The investigational oral therapy KTX-1001, also known as gintemetostat, is catching interest as a potential treatment for a subgroup of patients with multiple myeloma, as an expert explained in a recent interview with CURE.

Dr. Saad Usmani, a member of the scientific advisory board of the International Myeloma Foundation and chief of the myeloma service at Memorial Sloan Kettering Cancer Center in New York City, presented results from a phase 1 clinical trial of the drug at the 2025 American Society of Hematology (ASH) Annual Meeting showing that it achieved disease control in 40% of patients with durable responses lasting up to a year.

Usmani sat down for an interview with CURE to discuss KTX-1001 and what research comes next.

CURE: Regarding KTX-1001, for patients with multiple myeloma, what is so significant about the recent trial findings related to this oral therapy?

Dr. Saad Usmani: I think one very important point that we typically make to our patients is that every patient with myeloma is different, not just from the perspective of what health issues or baggage a patient is coming in with when they're diagnosed with myeloma, myeloma is not one disease. It has many different subgroups, biologically, and one of those subtypes is translocation 4;14, it happens in about 10% to 15% of patients, and historically has been a little bit of a more aggressive kind of myeloma, although in more recent years, we've done a good job in improving outcomes even for those patients.

So the significance of KTX-1001, and it’s now called gintemetostat, is that it's an oral pill, and it inhibits that pathway that gets activated in patients with translocation 4;14, so the significance is that that this is a targeted therapy for that particular kind of myeloma patient population.

What were the findings that were presented at ASH regarding this drug?

At ASH, we presented the dose escalation phase 1 part of the study. Whenever we have a new drug, we have to do a clinical trial, start with low doses, see if patients tolerate it, and then gradually escalate the dose in different cohorts. And what we found in this study was that we were starting to see clinical activity in patients, from stable disease to minimal response, and even in patients who did not have translocation 4;14, we saw deep responses. And we are trying to understand how that mechanism is happening, but from a safety standpoint, besides looking at blood counts, we did not see any major high-grade side effects from this oral drug. So really promising to see this kind of treatment making it through the dose escalation portion, and hopefully we can combine it with other treatments for this patient population in the future.

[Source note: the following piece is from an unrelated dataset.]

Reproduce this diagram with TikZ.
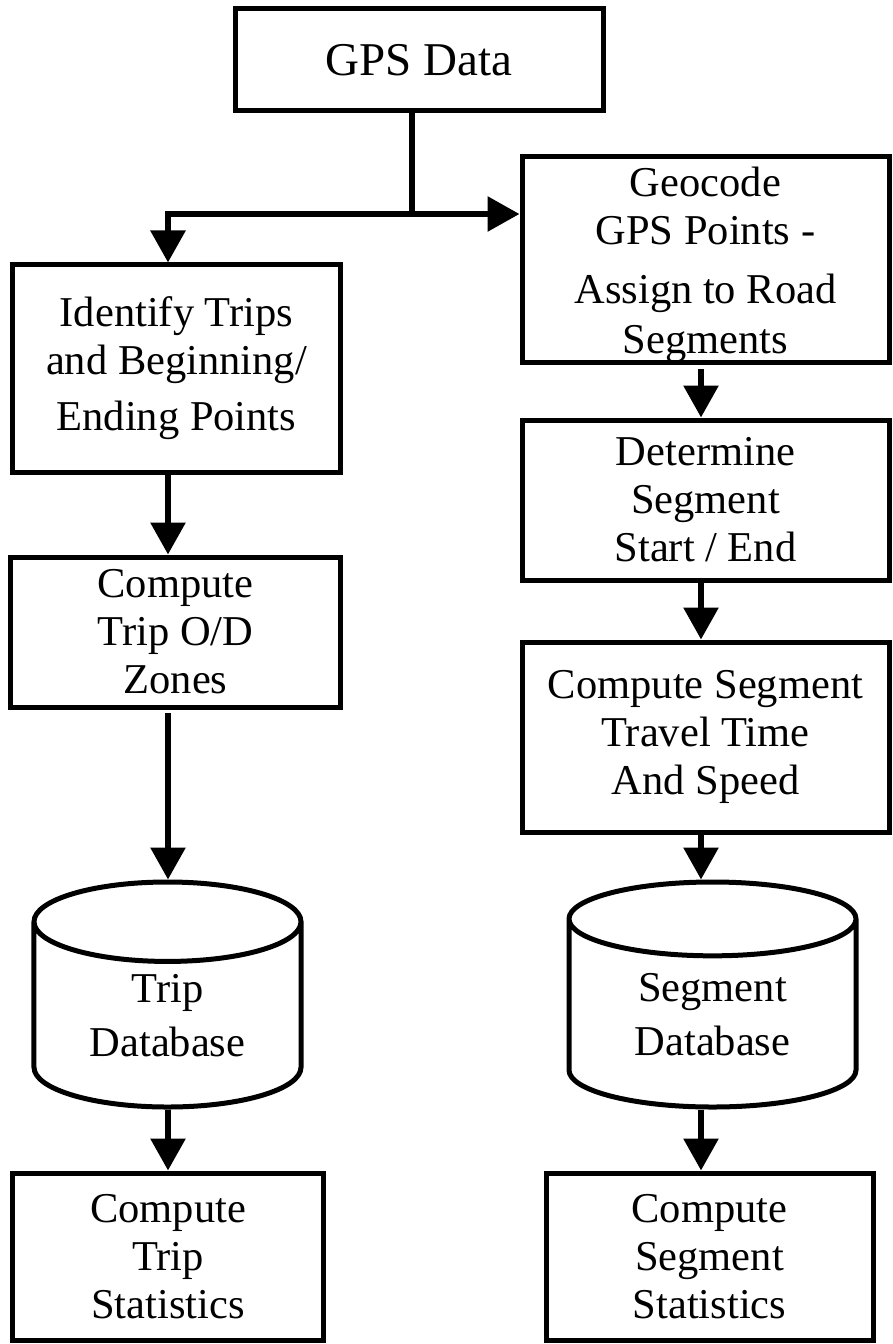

And in terms of patient accessibility and kind of attainability for this treatment, how significant is the fact that this is an oral treatment?

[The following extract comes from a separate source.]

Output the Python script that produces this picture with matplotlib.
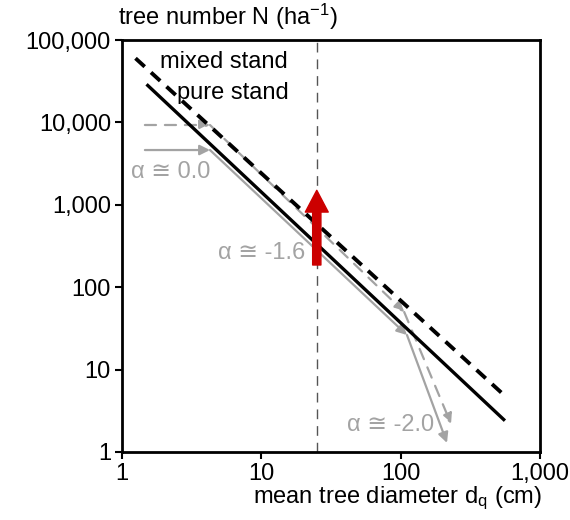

I think it is quite significant because it gives patients the flexibility of taking the pills at home. They don't have to come into the infusion center to receive these treatments, and it also helps in combining it with other potentially infusional or subcutaneous therapies.

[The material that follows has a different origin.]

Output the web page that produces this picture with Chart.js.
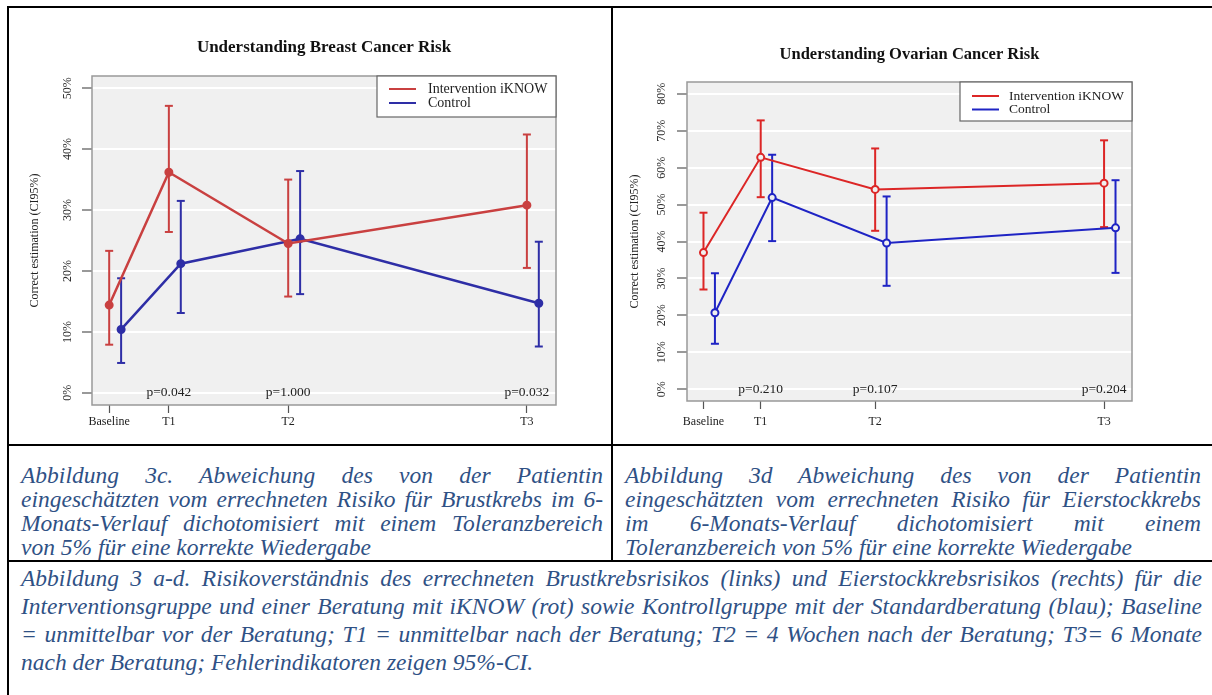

What comes next, research-wise?

What comes next is combining this treatment with other myeloma treatments to figure out what's the right recipe to use for translocation 4;14 patients. What we've also learned in the myeloma therapeutics field over the past 15 years is, because myeloma is a complex disease, even though one pathway may be active, there can be subclones where there are other pathways or mechanisms that are causing the disease to proliferate a little bit more or in a different way. So combining different therapies gives better outcomes for myeloma patients, and that's the next step. So you know, we are currently studying a cohort of combining gintemetostat with [Kyprolis (carfilzomib)] another one with the new CELMoD, mezigdomide.

Transcript has been edited for clarity and conciseness.